Most of the public commentary on these decisions and even much of the news reporting, however, reveals a far greater investment in preferred outcomes than in clear legal reasoning. On the one hand, this is perfectly understandable: These decisions have vital consequences, and real and irreversible harms are at stake. Yet the pressures that lead to using the court to achieve legislative goals—or to manage the fallout from arbitrary and capricious exercises of executive power—continue to build up.

Repeatedly referring these moral dilemmas to the court, often framed very poorly as legal disputes, is a slow-motion disaster for democracy.

What many of these cases have in common is that the American people are and should be more interested in their moral consequences than in their specific legal ramifications. Repeatedly referring these moral dilemmas to the court, often framed very poorly as legal disputes, is a slow-motion disaster for democracy. The court is functioning in these instances less as a judicial body than as a relief valve for legislative dysfunction and executive overreach, and the pressure is rising faster than it can be vented through the necessarily slow process of judicial opinions.

We bring our most vehement moral disagreements to the court, which almost never resolves them to anyone’s full satisfaction. And even when real agreement does exist, we fail to legislate according to it, continuing the vicious cycle that brings us back, June after June after June, to wait for nine people, who all attended either Harvard or Yale, to try to achieve compromises that our legislators, elected officials and the voters themselves cannot reach.
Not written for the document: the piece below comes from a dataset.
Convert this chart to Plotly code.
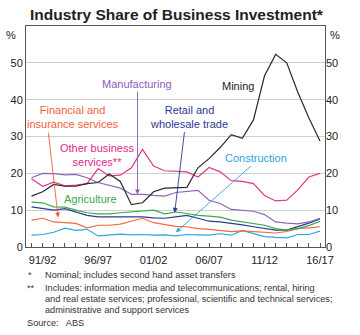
import plotly.graph_objects as go

years = list(range(1990, 2017))  # financial year starting 1990 -> "90/91"
year_labels = [f"{y % 100:02d}/{(y + 1) % 100:02d}" for y in years]
labelled_years = ["91/92", "96/97", "01/02", "06/07", "11/12", "16/17"]

mining = [13.8, 15.0, 17.0, 16.5, 16.5, 17.2, 17.5, 19.8, 17.8, 11.5, 12.0, 15.0, 16.0, 16.0,
          16.2, 21.5, 24.0, 27.0, 30.5, 29.5, 34.5, 46.5, 52.3, 50.0, 42.0, 35.0, 28.8]
manufacturing = [18.8, 20.0, 19.9, 19.6, 19.7, 18.8, 17.5, 16.8, 16.0, 14.3, 14.3, 14.0, 13.8, 14.8,
                 15.2, 15.4, 12.7, 11.8, 10.2, 10.0, 9.7, 8.8, 6.8, 6.5, 6.3, 6.8, 7.8]
other_business = [18.5, 16.5, 17.6, 16.6, 16.8, 17.2, 21.3, 19.3, 19.5, 21.5, 26.5, 22.0, 20.7, 20.6,
                  20.4, 19.0, 21.6, 20.4, 18.0, 17.8, 17.2, 14.0, 12.5, 12.7, 15.5, 19.0, 20.0]
financial = [7.3, 7.8, 6.8, 6.7, 6.4, 5.2, 5.9, 5.9, 6.2, 7.0, 7.8, 6.6, 6.0, 5.6,
             5.5, 5.0, 4.8, 4.6, 4.2, 4.4, 4.2, 3.9, 3.8, 4.2, 5.0, 5.2, 5.5]
agriculture = [12.2, 12.0, 10.9, 10.8, 10.0, 9.3, 9.0, 9.0, 9.3, 9.5, 9.7, 10.0, 9.0, 9.5,
               9.1, 8.6, 8.4, 8.1, 7.3, 6.8, 6.3, 5.9, 5.0, 4.6, 5.0, 5.8, 7.0]
retail = [10.9, 10.5, 10.0, 10.4, 9.5, 8.6, 8.2, 8.2, 8.4, 8.4, 8.2, 7.9, 7.8, 8.2,
          8.6, 7.8, 7.0, 6.8, 6.3, 6.0, 5.5, 5.0, 4.6, 4.6, 5.5, 6.5, 7.6]
construction = [3.2, 3.4, 4.0, 5.1, 4.5, 4.8, 3.0, 3.2, 3.5, 3.3, 3.4, 3.2, 3.3, 3.0,
                3.4, 3.3, 3.2, 3.6, 3.2, 4.5, 3.6, 2.8, 2.6, 2.5, 3.4, 3.4, 4.3]

y_ticks = [0, 10, 20, 30, 40, 50]

FONT = "Liberation Sans, Arial, Helvetica, sans-serif"

series = [
    ("Construction", construction, "#2ea7de"),
    ("Financial and insurance services", financial, "#f26a3a"),
    ("Retail and wholesale trade", retail, "#2e3a8f"),
    ("Agriculture", agriculture, "#3aaa48"),
    ("Manufacturing", manufacturing, "#8e66b8"),
    ("Other business services", other_business, "#e0358a"),
    ("Mining", mining, "#2a2a2a"),
]

fig = go.Figure()
for name, vals, col in series:
    fig.add_trace(go.Scatter(x=years, y=vals, mode="lines", name=name,
                             line=dict(color=col, width=1.2), hoverinfo="skip"))
# transparent trace to activate the right-hand axis
fig.add_trace(go.Scatter(x=years, y=mining, yaxis="y2", mode="lines",
                         line=dict(color="rgba(0,0,0,0)", width=0), hoverinfo="skip",
                         showlegend=False))

ticktext = [lab if lab in labelled_years else "" for lab in year_labels]

fig.update_layout(
    width=360, height=335,
    margin=dict(l=26, r=35, t=26, b=88),
    paper_bgcolor="white", plot_bgcolor="white",
    showlegend=False,
    font=dict(family=FONT, size=11, color="#222"),
    title=dict(text="<b>Industry Share of Business Investment*</b>",
               x=0.49, xanchor="center", y=1 - 15 / 335, yanchor="middle",
               font=dict(family=FONT, size=15.5, color="#222")),
    xaxis=dict(range=[1989.5, 2016.45], tickvals=years, ticktext=ticktext,
               ticks="inside", ticklen=4, tickcolor="#555", tickwidth=1,
               ticklabelstandoff=3,
               showgrid=False, showline=True, linecolor="#555", linewidth=1,
               mirror=True, zeroline=False, tickfont=dict(size=11, color="#222")),
    yaxis=dict(range=[0, 60], tickvals=y_ticks, showgrid=True, gridcolor="#cfcfcf",
               gridwidth=1, showline=True, linecolor="#555", linewidth=1, mirror=True,
               zeroline=False, ticks="", tickfont=dict(size=11, color="#222")),
    yaxis2=dict(range=[0, 60], tickvals=y_ticks, overlaying="y", side="right",
                showgrid=False, zeroline=False, showline=False, ticks="",
                tickfont=dict(size=11, color="#222")),
)

ann = []
# % labels
ann.append(dict(text="%", xref="paper", yref="paper", x=-0.027, y=1.0, xanchor="right",
                yanchor="top", showarrow=False, font=dict(size=11, color="#222"), yshift=-1))
ann.append(dict(text="%", xref="paper", yref="paper", x=1.01, y=1.0, xanchor="left",
                yanchor="top", showarrow=False, font=dict(size=11, color="#222"), yshift=-1))

labels = [
    ("Mining", 2008.6, 43.8, "#222"),
    ("Manufacturing", 1999.5, 44.3, "#8e5db8"),
    ("Financial and<br>insurance services", 1993.7, 35.3, "#f2603a"),
    ("Other business<br>services**", 1995.9, 25.0, "#e0288a"),
    ("Retail and<br>wholesale trade", 2004.2, 35.4, "#2b3990"),
    ("Construction", 2010.2, 24.3, "#2ea5de"),
    ("Agriculture", 1995.3, 13.0, "#3aaa48"),
]
for t, x, y, c in labels:
    ann.append(dict(text=t, x=x, y=y, xref="x", yref="y", showarrow=False,
                    font=dict(size=11, color=c), align="center"))

arrows = [
    # tip x, tip y, tail x, tail y, color
    (1999.55, 14.3, 1999.55, 42.6, "#8e5db8"),
    (1992.4, 8.0, 1991.5, 31.4, "#f2603a"),
    (2002.9, 9.3, 2003.8, 31.6, "#2b3990"),
    (2003.0, 4.0, 2009.9, 22.3, "#2ea5de"),
]
for x, y, ax, ay, c in arrows:
    ann.append(dict(text="", x=x, y=y, ax=ax, ay=ay, xref="x", yref="y",
                    axref="x", ayref="y", showarrow=True, arrowhead=2,
                    arrowsize=1.1, arrowwidth=0.9, arrowcolor=c))

foot = [
    ("*", 26, 275), ("Nominal; includes second hand asset transfers", 43, 275),
    ("**", 25, 288),
    ("Includes: information media and telecommunications; rental, hiring", 43, 288),
    ("and real estate services; professional, scientific and technical services;", 43, 299),
    ("administrative and support services", 43, 310),
    ("Source:   ABS", 25, 323),
]
for t, px, py in foot:
    ann.append(dict(text=t, xref="paper", yref="paper",
                    x=(px - 26) / 299, y=(335 - 88 - py) / 221,
                    xanchor="left", yanchor="middle", showarrow=False,
                    font=dict(size=9.2, color="#333")))

fig.update_layout(annotations=ann)
fig.write_html("out.html")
The issue of abortion at the Supreme Court is a microcosm of this sorry situation. Roe v. Wade short-circuited the process of legislative compromise over abortion. In response, since amending the U.S. Constitution to reverse the court’s consitutionalization of the abortion issue proved impossible, the pro-life movement turned its attention to judicial appointments in order to return abortion to the legislative arena. Thus, the issue has dominated national presidential politics for decades, fueling fundraising and empowering single-issue lobbying groups while deepening partisan divisions.

Having the abortion issue locked up at the Supreme Court has also distorted Catholic rhetoric on the morality of voting decisions to the point where many Catholics are incorrectly convinced that no vote for a candidate who supports legal abortion can ever be justified, while any vote for a candidate who will appoint justices who may overturn Roe, no matter what other issues are in play, is obligatory. Such tunnel-visioned moral analysis played a significant and perhaps decisive role in the 2016 presidential election. And this year, Chief Justice John Roberts’s deciding vote to uphold a 2015 abortion decision, which he justified in terms of stare decisis (ruling on precedent), reveals that five justices presumably ready to reject Roe is not enough. The hope against hope that the next Supreme Court vacancy will finally be the one that solves this problem only indicates how intractable the situation is.

Legislative compromise will not prevent moral disagreements from landing in front of the Supreme Court. But it is the more conclusive and democratic resolution for issues where sincerely held values are in real tension with each other. To that end, we need not only to elect a president and senators who will give us the right justices but even more to elect officials who are committed to dealing with moral arguments to win legislation and not simply to win elections.